======== RECORDED INFORMATION ========

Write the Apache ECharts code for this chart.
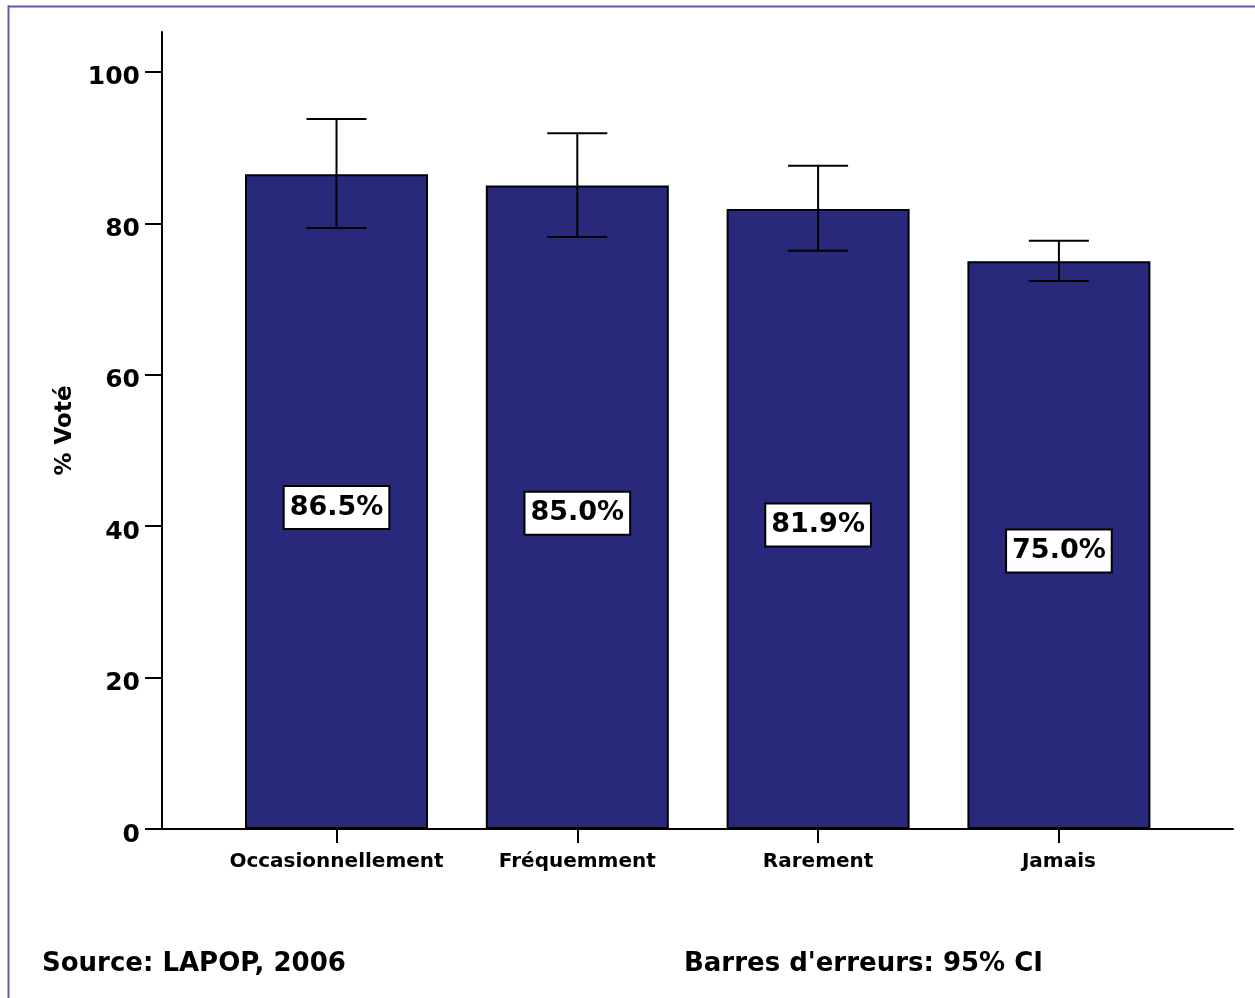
<!DOCTYPE html>
<html>
<head>
<meta charset="utf-8">
<script src="https://cdn.jsdelivr.net/npm/echarts@6/dist/echarts.min.js"></script>
<style>
  html, body { margin: 0; padding: 0; background: #ffffff; }
  #chart { width: 1255px; height: 998px; }
</style>
</head>
<body>
<div id="chart"></div>
<script>
const categories = ['Occasionnellement', 'Fréquemment', 'Rarement', 'Jamais'];
const percentVoted = [86.5, 85.0, 81.9, 75.0];
const ciLow = [79.4, 78.2, 76.4, 72.4];
const ciHigh = [93.8, 91.9, 87.6, 77.7];
const yTicks = [0, 20, 40, 60, 80, 100];
const xTicks = [0, 1, 2, 3];

const FONT = 'DejaVu Sans';
const chart = echarts.init(document.getElementById('chart'), null, { renderer: 'canvas' });

const barData = percentVoted.map((v, i) => [i, v]);
const errData = categories.map((c, i) => [i, ciLow[i], ciHigh[i]]);

chart.setOption({
  backgroundColor: '#ffffff',
  animation: false,
  grid: { left: 162, right: 22, top: 32, bottom: 169, containLabel: false },
  xAxis: {
    type: 'value',
    min: -0.7247,
    max: 3.723,
    splitLine: { show: false },
    axisLine: { show: true, onZero: false, lineStyle: { color: '#000', width: 2 } },
    axisTick: { show: true, customValues: xTicks, length: 14, lineStyle: { color: '#000', width: 2 } },
    axisLabel: {
      customValues: xTicks,
      formatter: v => categories[Math.round(v)] || '',
      color: '#000', fontFamily: FONT, fontWeight: 'bold', fontSize: 20, margin: 23
    }
  },
  yAxis: {
    type: 'value',
    min: 0,
    max: 105.28,
    name: '% Voté',
    nameLocation: 'middle',
    nameRotate: 90,
    nameGap: 78,
    nameTextStyle: { color: '#000', fontFamily: FONT, fontWeight: 'bold', fontSize: 23 },
    splitLine: { show: false },
    axisLine: { show: true, onZero: false, lineStyle: { color: '#000', width: 2 } },
    axisTick: { show: true, customValues: yTicks, length: 17, lineStyle: { color: '#000', width: 2 } },
    axisLabel: {
      customValues: yTicks,
      formatter: v => '{t|' + v + '}',
      margin: 22,
      rich: {
        t: { color: '#000', fontFamily: FONT, fontWeight: 'bold', fontSize: 25, padding: [12, 0, 0, 0] }
      }
    }
  },
  series: [
    {
      type: 'bar',
      data: barData,
      barWidth: 183,
      itemStyle: { color: '#28297a', borderColor: '#000', borderWidth: 2 },
      label: {
        show: true,
        position: 'inside',
        offset: [0, 6],
        formatter: p => p.value[1].toFixed(1) + '%',
        color: '#000',
        fontFamily: FONT,
        fontWeight: 'bold',
        fontSize: 27,
        backgroundColor: '#ffffff',
        borderColor: '#000',
        borderWidth: 2,
        padding: [8, 5, 6, 5]
      },
      z: 2
    },
    {
      type: 'custom',
      data: errData,
      z: 5,
      renderItem: (params, api) => {
        const x = api.value(0);
        const lo = api.coord([x, api.value(1)]);
        const hi = api.coord([x, api.value(2)]);
        const half = 30;
        const style = { stroke: '#000', lineWidth: 2 };
        return {
          type: 'group',
          children: [
            { type: 'line', shape: { x1: lo[0], y1: lo[1], x2: hi[0], y2: hi[1] }, style },
            { type: 'line', shape: { x1: hi[0] - half, y1: hi[1], x2: hi[0] + half, y2: hi[1] }, style },
            { type: 'line', shape: { x1: lo[0] - half, y1: lo[1], x2: lo[0] + half, y2: lo[1] }, style }
          ]
        };
      }
    }
  ],
  graphic: [
    { type: 'rect', shape: { x: 8, y: 5.5, width: 1247, height: 2 }, style: { fill: '#5b5cb5' }, z: 10 },
    { type: 'rect', shape: { x: 7.5, y: 5.5, width: 2, height: 993 }, style: { fill: '#5b5cb5' }, z: 10 },
    {
      type: 'text', left: 42, top: 951,
      style: { text: 'Source: LAPOP, 2006', fill: '#000', font: 'bold 26px "DejaVu Sans"' }
    },
    {
      type: 'text', left: 684, top: 951,
      style: { text: "Barres d'erreurs: 95% CI", fill: '#000', font: 'bold 26px "DejaVu Sans"' }
    }
  ]
});
</script>
</body>
</html>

========

» **PROBLEM**: In your copy of the listing above, reproduce each line exactly and omit all pictures.

» **WRITTEN ANSWER**:
Write the Apache ECharts code for this chart.
<!DOCTYPE html>
<html>
<head>
<meta charset="utf-8">
<script src="https://cdn.jsdelivr.net/npm/echarts@6/dist/echarts.min.js"></script>
<style>
  html, body { margin: 0; padding: 0; background: #ffffff; }
  #chart { width: 1255px; height: 998px; }
</style>
</head>
<body>
<div id="chart"></div>
<script>
const categories = ['Occasionnellement', 'Fréquemment', 'Rarement', 'Jamais'];
const percentVoted = [86.5, 85.0, 81.9, 75.0];
const ciLow = [79.4, 78.2, 76.4, 72.4];
const ciHigh = [93.8, 91.9, 87.6, 77.7];
const yTicks = [0, 20, 40, 60, 80, 100];
const xTicks = [0, 1, 2, 3];

const FONT = 'DejaVu Sans';
const chart = echarts.init(document.getElementById('chart'), null, { renderer: 'canvas' });

const barData = percentVoted.map((v, i) => [i, v]);
const errData = categories.map((c, i) => [i, ciLow[i], ciHigh[i]]);

chart.setOption({
  backgroundColor: '#ffffff',
  animation: false,
  grid: { left: 162, right: 22, top: 32, bottom: 169, containLabel: false },
  xAxis: {
    type: 'value',
    min: -0.7247,
    max: 3.723,
    splitLine: { show: false },
    axisLine: { show: true, onZero: false, lineStyle: { color: '#000', width: 2 } },
    axisTick: { show: true, customValues: xTicks, length: 14, lineStyle: { color: '#000', width: 2 } },
    axisLabel: {
      customValues: xTicks,
      formatter: v => categories[Math.round(v)] || '',
      color: '#000', fontFamily: FONT, fontWeight: 'bold', fontSize: 20, margin: 23
    }
  },
  yAxis: {
    type: 'value',
    min: 0,
    max: 105.28,
    name: '% Voté',
    nameLocation: 'middle',
    nameRotate: 90,
    nameGap: 78,
    nameTextStyle: { color: '#000', fontFamily: FONT, fontWeight: 'bold', fontSize: 23 },
    splitLine: { show: false },
    axisLine: { show: true, onZero: false, lineStyle: { color: '#000', width: 2 } },
    axisTick: { show: true, customValues: yTicks, length: 17, lineStyle: { color: '#000', width: 2 } },
    axisLabel: {
      customValues: yTicks,
      formatter: v => '{t|' + v + '}',
      margin: 22,
      rich: {
        t: { color: '#000', fontFamily: FONT, fontWeight: 'bold', fontSize: 25, padding: [12, 0, 0, 0] }
      }
    }
  },
  series: [
    {
      type: 'bar',
      data: barData,
      barWidth: 183,
      itemStyle: { color: '#28297a', borderColor: '#000', borderWidth: 2 },
      label: {
        show: true,
        position: 'inside',
        offset: [0, 6],
        formatter: p => p.value[1].toFixed(1) + '%',
        color: '#000',
        fontFamily: FONT,
        fontWeight: 'bold',
        fontSize: 27,
        backgroundColor: '#ffffff',
        borderColor: '#000',
        borderWidth: 2,
        padding: [8, 5, 6, 5]
      },
      z: 2
    },
    {
      type: 'custom',
      data: errData,
      z: 5,
      renderItem: (params, api) => {
        const x = api.value(0);
        const lo = api.coord([x, api.value(1)]);
        const hi = api.coord([x, api.value(2)]);
        const half = 30;
        const style = { stroke: '#000', lineWidth: 2 };
        return {
          type: 'group',
          children: [
            { type: 'line', shape: { x1: lo[0], y1: lo[1], x2: hi[0], y2: hi[1] }, style },
            { type: 'line', shape: { x1: hi[0] - half, y1: hi[1], x2: hi[0] + half, y2: hi[1] }, style },
            { type: 'line', shape: { x1: lo[0] - half, y1: lo[1], x2: lo[0] + half, y2: lo[1] }, style }
          ]
        };
      }
    }
  ],
  graphic: [
    { type: 'rect', shape: { x: 8, y: 5.5, width: 1247, height: 2 }, style: { fill: '#5b5cb5' }, z: 10 },
    { type: 'rect', shape: { x: 7.5, y: 5.5, width: 2, height: 993 }, style: { fill: '#5b5cb5' }, z: 10 },
    {
      type: 'text', left: 42, top: 951,
      style: { text: 'Source: LAPOP, 2006', fill: '#000', font: 'bold 26px "DejaVu Sans"' }
    },
    {
      type: 'text', left: 684, top: 951,
      style: { text: "Barres d'erreurs: 95% CI", fill: '#000', font: 'bold 26px "DejaVu Sans"' }
    }
  ]
});
</script>
</body>
</html>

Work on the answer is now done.